== Problem to solve ==
Reproduce the data below in full and exclude every picture.

------------------------------------

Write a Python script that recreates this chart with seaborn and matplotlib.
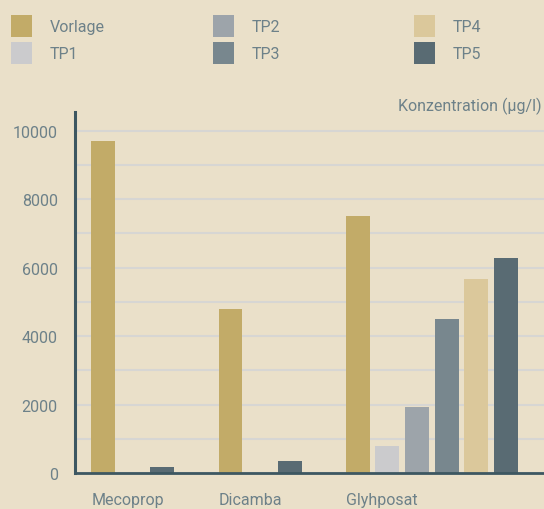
import numpy as np
import pandas as pd
import seaborn as sns
import matplotlib.pyplot as plt
from matplotlib.ticker import MultipleLocator

# data
GROUPS = ["Mecoprop", "Dicamba", "Glyhposat"]
SERIES = ["Vorlage", "TP1", "TP2", "TP3", "TP4", "TP5"]
MECOPROP = [9700, None, None, None, None, 170]
DICAMBA = [4780, None, None, None, None, 350]
GLYPHOSAT = [7500, 780, 1920, 4500, 5680, 6280]
Y_LABEL = "Konzentration (µg/l)"

# styles
COLORS = ["#c2ab68", "#cbcbcd", "#9da4aa", "#78878e", "#dbc89b", "#596b73"]
BG = "#eae0c9"
TEXT = "#6d8189"
AXIS = "#3d5761"
GRID = "#d7d6d3"
GROUP_GAP = 2.3
BAR_WIDTH = 0.81


def build_frame(groups, series, values):
    rows = []
    cursor = 0.0
    for group, vals in zip(groups, values):
        in_gap = False
        for name, v in zip(series, vals):
            if v is None:
                if not in_gap:
                    cursor += 1
                in_gap = True
                continue
            in_gap = False
            rows.append({"group": group, "series": name, "value": v, "pos": round(cursor, 3)})
            cursor += 1
        cursor += GROUP_GAP - 1
    return pd.DataFrame(rows)


df = build_frame(GROUPS, SERIES, [MECOPROP, DICAMBA, GLYPHOSAT])

sns.set_style("white")
plt.rcParams["font.family"] = ["Roboto", "DejaVu Sans"]
plt.rcParams["font.size"] = 11.5
plt.rcParams["text.color"] = TEXT

fig = plt.figure(figsize=(5.44, 5.10), dpi=100, facecolor=BG)
ax = fig.add_axes([74.5 / 544, 36 / 510, 1 - 74.5 / 544, (474 - 113) / 510])
ax.set_facecolor(BG)

sns.barplot(data=df, x="pos", y="value", hue="series", hue_order=SERIES,
            palette=dict(zip(SERIES, COLORS)), native_scale=True, dodge=False,
            width=BAR_WIDTH, saturation=1, linewidth=0, ax=ax)

handles, labels = ax.get_legend_handles_labels()
ax.legend_.remove()

ax.set_xlim(-0.97, 14.89)
ax.set_ylim(0, 10550)
ax.yaxis.set_major_locator(MultipleLocator(2000))
ax.yaxis.set_minor_locator(MultipleLocator(1000))
ax.grid(True, axis="y", which="both", color=GRID, linewidth=1.5)
ax.set_axisbelow(True)

# category labels left-aligned at first bar of each group
firsts = df.groupby("group", sort=False)["pos"].min()
ax.set_xticks(firsts.values - BAR_WIDTH / 2, firsts.index, ha="left")
ax.tick_params(axis="x", length=0, pad=14, labelcolor=TEXT, labelsize=11.5)
ax.tick_params(axis="y", length=0, pad=12, labelcolor=TEXT, labelsize=11.5)
ax.set_xlabel("")
ax.set_ylabel("")

for side in ["top", "right"]:
    ax.spines[side].set_visible(False)
ax.spines["left"].set_color(AXIS)
ax.spines["left"].set_linewidth(2.2)
ax.spines["bottom"].set_color(AXIS)
ax.spines["bottom"].set_linewidth(2.0)

fig.text(542 / 544, 1 - 106 / 510, Y_LABEL, ha="right", va="center", fontsize=11.5, color=TEXT)

# legend in three fixed columns
for i, x in enumerate([11, 213, 414]):
    fig.legend(handles[2 * i:2 * i + 2], labels[2 * i:2 * i + 2], loc="upper left",
               bbox_to_anchor=(x / 544, 1 - 16 / 510), frameon=False, borderpad=0,
               borderaxespad=0, handlelength=1.31, handleheight=1.74, handletextpad=1.1,
               labelspacing=0.3, fontsize=11.5, labelcolor=TEXT)

fig.savefig("out.png", dpi=100, facecolor=BG)
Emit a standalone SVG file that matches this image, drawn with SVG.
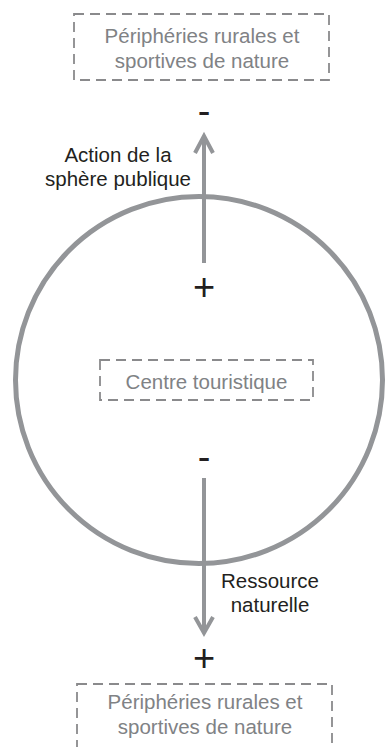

------------------------------------

== Output for this task ==
Write a Python script that recreates this chart with seaborn and matplotlib.
import numpy as np
import pandas as pd
import seaborn as sns
import matplotlib.pyplot as plt
from matplotlib.ticker import MultipleLocator

# data
GROUPS = ["Mecoprop", "Dicamba", "Glyhposat"]
SERIES = ["Vorlage", "TP1", "TP2", "TP3", "TP4", "TP5"]
MECOPROP = [9700, None, None, None, None, 170]
DICAMBA = [4780, None, None, None, None, 350]
GLYPHOSAT = [7500, 780, 1920, 4500, 5680, 6280]
Y_LABEL = "Konzentration (µg/l)"

# styles
COLORS = ["#c2ab68", "#cbcbcd", "#9da4aa", "#78878e", "#dbc89b", "#596b73"]
BG = "#eae0c9"
TEXT = "#6d8189"
AXIS = "#3d5761"
GRID = "#d7d6d3"
GROUP_GAP = 2.3
BAR_WIDTH = 0.81


def build_frame(groups, series, values):
    rows = []
    cursor = 0.0
    for group, vals in zip(groups, values):
        in_gap = False
        for name, v in zip(series, vals):
            if v is None:
                if not in_gap:
                    cursor += 1
                in_gap = True
                continue
            in_gap = False
            rows.append({"group": group, "series": name, "value": v, "pos": round(cursor, 3)})
            cursor += 1
        cursor += GROUP_GAP - 1
    return pd.DataFrame(rows)


df = build_frame(GROUPS, SERIES, [MECOPROP, DICAMBA, GLYPHOSAT])

sns.set_style("white")
plt.rcParams["font.family"] = ["Roboto", "DejaVu Sans"]
plt.rcParams["font.size"] = 11.5
plt.rcParams["text.color"] = TEXT

fig = plt.figure(figsize=(5.44, 5.10), dpi=100, facecolor=BG)
ax = fig.add_axes([74.5 / 544, 36 / 510, 1 - 74.5 / 544, (474 - 113) / 510])
ax.set_facecolor(BG)

sns.barplot(data=df, x="pos", y="value", hue="series", hue_order=SERIES,
            palette=dict(zip(SERIES, COLORS)), native_scale=True, dodge=False,
            width=BAR_WIDTH, saturation=1, linewidth=0, ax=ax)

handles, labels = ax.get_legend_handles_labels()
ax.legend_.remove()

ax.set_xlim(-0.97, 14.89)
ax.set_ylim(0, 10550)
ax.yaxis.set_major_locator(MultipleLocator(2000))
ax.yaxis.set_minor_locator(MultipleLocator(1000))
ax.grid(True, axis="y", which="both", color=GRID, linewidth=1.5)
ax.set_axisbelow(True)

# category labels left-aligned at first bar of each group
firsts = df.groupby("group", sort=False)["pos"].min()
ax.set_xticks(firsts.values - BAR_WIDTH / 2, firsts.index, ha="left")
ax.tick_params(axis="x", length=0, pad=14, labelcolor=TEXT, labelsize=11.5)
ax.tick_params(axis="y", length=0, pad=12, labelcolor=TEXT, labelsize=11.5)
ax.set_xlabel("")
ax.set_ylabel("")

for side in ["top", "right"]:
    ax.spines[side].set_visible(False)
ax.spines["left"].set_color(AXIS)
ax.spines["left"].set_linewidth(2.2)
ax.spines["bottom"].set_color(AXIS)
ax.spines["bottom"].set_linewidth(2.0)

fig.text(542 / 544, 1 - 106 / 510, Y_LABEL, ha="right", va="center", fontsize=11.5, color=TEXT)

# legend in three fixed columns
for i, x in enumerate([11, 213, 414]):
    fig.legend(handles[2 * i:2 * i + 2], labels[2 * i:2 * i + 2], loc="upper left",
               bbox_to_anchor=(x / 544, 1 - 16 / 510), frameon=False, borderpad=0,
               borderaxespad=0, handlelength=1.31, handleheight=1.74, handletextpad=1.1,
               labelspacing=0.3, fontsize=11.5, labelcolor=TEXT)

fig.savefig("out.png", dpi=100, facecolor=BG)
Emit a standalone SVG file that matches this image, drawn with SVG.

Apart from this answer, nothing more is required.